Além disso, sempre houve significativa mobilidade social entre as classes durante a história. Sem essa mobilidade, se transformariam em sistemas de castas incapazes de se adaptar a mudanças. É por isso que o Partido Interno, em 1984 de George Orwell, é uma meritocracia que recruta indivíduos talentosos do Partido Externo e dos Proles a cada geração. O sistema soviético de classes provavelmente era mais móvel que o americano; a maior parte da economia estatal, no século 20, era povoada por milhões de trabalhadores e camponeses (e por seus filhos), que entraram no Partido nos anos 1920 e 1930 e foram mandados para escolas vocacionais. Mesmo em Roma, alguns escravos que fossem mais empreendedores ou astutos conseguiam comprar a própria liberdade e acabavam se tornando, eles mesmos, donos de escravos. Esses fatos significam que o domínio do Ingsoc em 1984, dos apparatchik soviéticos sobre os cidadãos médios ou dos senhores romanos sobre os escravos eram legítimos? É um argumento incrivelmente estúpido.
Mas o libertarianismo vulgar mostra mesmo a sua cara quando Stossel despreza considerações de justiça ou injustiça na distribuição de riquezas: “Além do mais, os ricos não ficam ricos às custas dos pobres (a não ser que roubem ou se aliem ao governo)”.
Parece que esse “a não ser” é bem importante. Stossel escreve como se a legitimidade das fortunas dos super-ricos fossem a regra e cumplicidade com o governo fosse uma rara exceção. Na verdade, Stossel ocasionalmente fala sobre alguns privilégios estatais canalizados aos ricos (como subsídios aos seguros de suas casas de praia) ou sobre o assistencialismo corporativo. Mas suas reação instintiva, quando alguém ataca a polarização da riqueza e do poder das grandes empresas, é interpretar o argumento como um ataque ao “livre mercado” e levantar a voz em defesa dos ricos e poderosos.

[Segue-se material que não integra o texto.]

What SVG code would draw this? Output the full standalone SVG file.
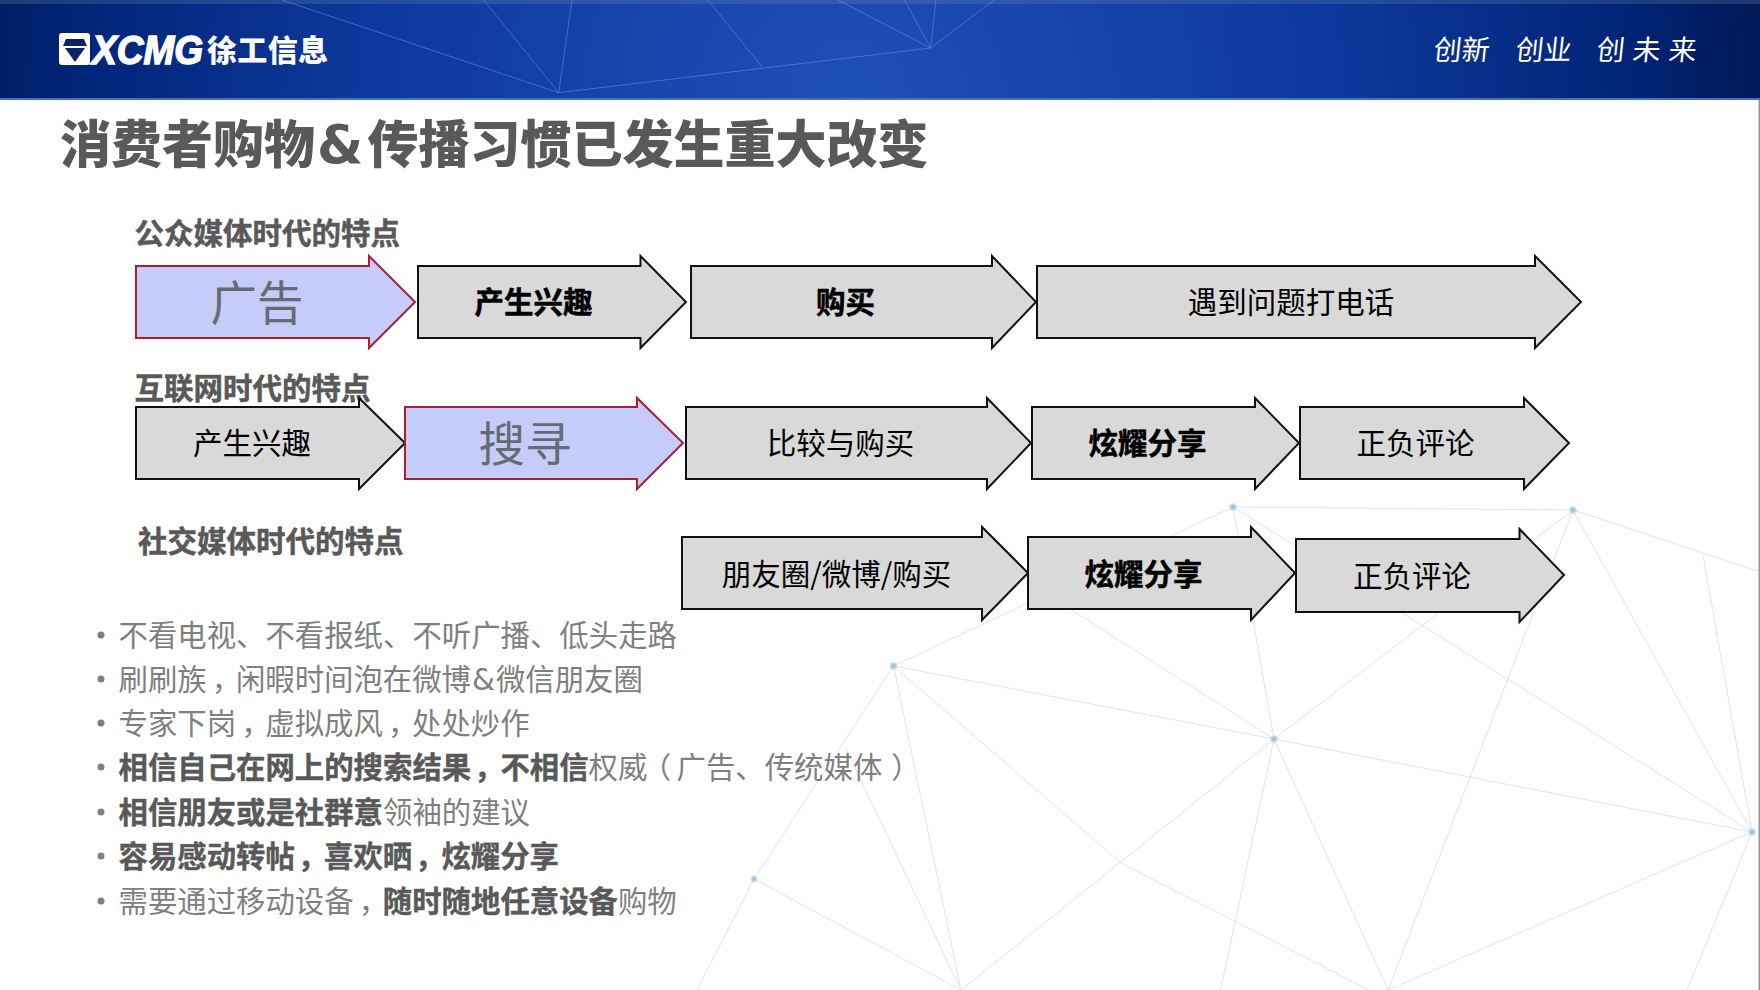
<svg xmlns="http://www.w3.org/2000/svg" width="1760" height="990" viewBox="0 0 1760 990">
<style>
text{font-family:"Noto Sans CJK SC","Liberation Sans",sans-serif}
.g{fill:#d9d9d9;stroke:#111;stroke-width:2}
.b{fill:#c6ccf9;stroke:#ab1f32;stroke-width:2}
.l{font-size:29.5px;fill:#000;text-anchor:middle;dominant-baseline:central}
.k{font-weight:700;stroke:#000;stroke-width:.5}
.big{font-size:46.500px;fill:#666a73;text-anchor:middle;dominant-baseline:central}
.h{font-size:29.500px;font-weight:700;fill:#595959;stroke:#595959;stroke-width:.5}
.t{font-size:29.400px;fill:#7f7f7f}
.t .s{font-weight:700;fill:#595959;stroke:#595959;stroke-width:.4}
.p{font-feature-settings:"palt"}
.amp{font-family:"DejaVu Sans",sans-serif}
.n{stroke:#e4e2e8;stroke-width:1;fill:none}
.hl{stroke:#6d90dc;stroke-width:1;fill:none;opacity:.55}
.dot{fill:url(#dg)}
.bu{fill:#7f7f7f}
.sl{font-size:28px;fill:#fff;font-weight:400}
</style>
<defs>
<radialGradient id="hg" gradientUnits="userSpaceOnUse" cx="850" cy="100" r="900">
<stop offset="0" stop-color="#1f4fb9"/><stop offset=".55" stop-color="#0d389b"/><stop offset=".85" stop-color="#012578"/><stop offset="1" stop-color="#001a5a"/>
</radialGradient>
<radialGradient id="dg"><stop offset="0" stop-color="#8fc0dc"/><stop offset=".5" stop-color="#a9cfe4"/><stop offset="1" stop-color="#dbe9f3" stop-opacity=".3"/></radialGradient>
</defs>
<g id="background">
<g id="net">
<path class="n" d="M1233 507L1573 510M1233 507L893.5 666M1233 507L1274 739M1233 507L1752 832M1573 510L1274 739M1573 510L1388 990M1573 510L1752 832M1573 510L1760 572M1703 555L1752 832M893.5 666L1274 739M1274 739L1752 832M893.5 666L754 879M754 879L697 990M754 879L961 990M893.5 666L961 990M893.5 666L1121 863L1369 990M845 747L961 990M1274 739L961 990M1274 739L1220.6 990M1274 739L1388 990M1752 832L1388 990M1752 832L1687 990M1040 590L1274 739"/>
<circle class="dot" cx="1233" cy="507" r="4.500"/><circle class="dot" cx="1573" cy="510" r="4.500"/><circle class="dot" cx="893.5" cy="666" r="4.500"/><circle class="dot" cx="1274" cy="739" r="4.500"/><circle class="dot" cx="754" cy="879" r="4"/><circle class="dot" cx="1752" cy="832" r="4.500"/>
</g>
<rect x="1758.5" y="100" width="1.500" height="890" fill="#8c9a9c"/>
</g>
<g id="header">
<rect x="0" y="0" width="1760" height="99" fill="url(#hg)"/>
<rect x="0" y="0" width="1760" height="4" fill="#7d8fb0" opacity=".25"/>
<rect x="0" y="98" width="1760" height="2" fill="#4a70b8"/>
<path class="hl" d="M282 0L558.7 92.7M483.7 0L558.7 92.7M572 0L558.7 92.7M558.7 92.7L930.6 48M708 0L763 68M838 0L930.6 48M904.6 0L930.6 48M936 0L930.6 48M994 0L930.6 48"/>
<g id="logo">
<rect x="59" y="33" width="31" height="32" rx="3" fill="#fff"/>
<path d="M66 39H84L87 46H63Z" fill="#0a2465"/>
<path d="M65 48H85L75 62Z" fill="#0a2465"/>
<text x="92" y="64" font-size="40" font-weight="700" font-style="italic" fill="#fff" stroke="#fff" stroke-width="1.500" textLength="111" lengthAdjust="spacingAndGlyphs" style="font-family:'Liberation Sans',sans-serif">XCMG</text>
<text x="207" y="61" font-size="30" font-weight="900" fill="#fff" textLength="121">徐工信息</text>
</g>
<g transform="skewX(-6)">
<text class="sl" x="1439" y="60">创新</text>
<text class="sl" x="1521" y="60">创业</text>
<text class="sl" x="1602" y="60" textLength="100">创未来</text>
</g>
</g>
<text id="title" y="163" font-size="51" font-weight="900" fill="#595959"><tspan x="60">消费者购物</tspan><tspan class="amp" x="317" font-size="53" font-weight="700">&amp;</tspan><tspan x="367.500">传播习惯已发生重大改变</tspan></text>
<g id="headings">
<text class="h" x="134.500" y="244">公众媒体时代的特点</text>
<text class="h" x="134.500" y="399">互联网时代的特点</text>
<text class="h" x="138" y="552">社交媒体时代的特点</text>
</g>
<g id="connectors"></g>
<g id="row1">
<g id="a1"><path class="b" d="M136 266H369V256L415 302L369 348V338H136Z"/><text class="big" x="257" y="299.500">广告</text></g>
<g id="a2"><path class="g" d="M418 266H640.500V256L686 302L640.500 348V338H418Z"/><text class="l k" x="533.500" y="300">产生兴趣</text></g>
<g id="a3"><path class="g" d="M691 266H992V256L1036 302L992 348V338H691Z"/><text class="l k" x="845.500" y="300">购买</text></g>
<g id="a4"><path class="g" d="M1037 266H1535V256L1581 302L1535 348V338H1037Z"/><text class="l" x="1291" y="300">遇到问题打电话</text></g>
</g>
<g id="row2">
<g id="b1"><path class="g" d="M136 407H359V398L405 443L359 489V479H136Z"/><text class="l" x="252" y="441">产生兴趣</text></g>
<g id="b2"><path class="b" d="M405 407H637V398L683 443L637 489V479H405Z"/><text class="big" x="525" y="440.500">搜寻</text></g>
<g id="b3"><path class="g" d="M686 407H987V398L1031 443L987 489V479H686Z"/><text class="l" x="840.500" y="441">比较与购买</text></g>
<g id="b4"><path class="g" d="M1032 407H1255V398L1299 443L1255 489V479H1032Z"/><text class="l k" x="1147.500" y="441">炫耀分享</text></g>
<g id="b5"><path class="g" d="M1300 407H1524V398L1569 443L1524 489V479H1300Z"/><text class="l" x="1415.500" y="441">正负评论</text></g>
</g>
<g id="row3">
<g id="c1"><path class="g" d="M682 537H982V527L1028 573L982 620V609H682Z"/><text class="l" x="836.500" y="572">朋友圈/微博/购买</text></g>
<g id="c2"><path class="g" d="M1028 537H1251V527L1295 573L1251 620V609H1028Z"/><text class="l k" x="1143.500" y="572">炫耀分享</text></g>
<g id="c3"><path class="g" d="M1296 539H1519.500V529L1564 575L1519.500 622V612H1296Z"/><text class="l" x="1412" y="574">正负评论</text></g>
</g>
<g id="bullets">
<circle class="bu" cx="101" cy="635" r="3.500"/><circle class="bu" cx="101" cy="679" r="3.500"/><circle class="bu" cx="101" cy="723" r="3.500"/><circle class="bu" cx="101" cy="767" r="3.500"/><circle class="bu" cx="101" cy="812" r="3.500"/><circle class="bu" cx="101" cy="856" r="3.500"/><circle class="bu" cx="101" cy="901" r="3.500"/>
<text class="t" x="118.500" y="646">不看电视、不看报纸、不听广播、低头走路</text>
<text class="t" x="118.500" y="690">刷刷族<tspan class="p" dx="7">，</tspan><tspan dx="7.500">闲暇时间泡在微博</tspan><tspan class="amp" dx="1">&amp;</tspan><tspan dx="1">微信朋友圈</tspan></text>
<text class="t" x="118.500" y="734">专家下岗<tspan class="p" dx="7">，</tspan><tspan dx="7.500">虚拟成风</tspan><tspan class="p" dx="7">，</tspan><tspan dx="7.500">处处炒作</tspan></text>
<text class="t" x="118.500" y="778"><tspan class="s">相信自己在网上的搜索结果</tspan><tspan class="s p" dx="7">，</tspan><tspan class="s" dx="7.500">不相信</tspan>权威<tspan class="p" dx="8">（</tspan><tspan dx="6.500">广告、传统媒体</tspan><tspan class="p" dx="10">）</tspan></text>
<text class="t" x="118.500" y="823"><tspan class="s">相信朋友或是社群意</tspan>领袖的建议</text>
<text class="t" x="118.500" y="867"><tspan class="s">容易感动转帖</tspan><tspan class="s p" dx="7">，</tspan><tspan class="s" dx="7.500">喜欢晒</tspan><tspan class="s p" dx="7">，</tspan><tspan class="s" dx="7.500">炫耀分享</tspan></text>
<text class="t" x="118.500" y="912">需要通过移动设备<tspan class="p" dx="7">，</tspan><tspan class="s" dx="7.500">随时随地任意设备</tspan>购物</text>
</g>
</svg>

O capitalismo corporativo que conhecemos, porém, é definido por sua relação com o estatismo e a esmagadora maioria das riquezas dos super-ricos é retirada de direitos de propriedade artificiais ou da escassez forçada pelo estado. Duvido que seria possível acumular uma fortuna de 100 milhões em um livre mercado — muito menos de 100 bilhões. As corporações que compõem a lista da Fortune 500, sem qualquer exceção de que eu me lembre, devem seus lucros e participações no mercado a subsídios, monopólios, barreiras de entrada e cartéis regulatórios patrocinados pelo governo.
Stossel não está atacando a intervenção estatal. Está defendendo um sistema baseado nela.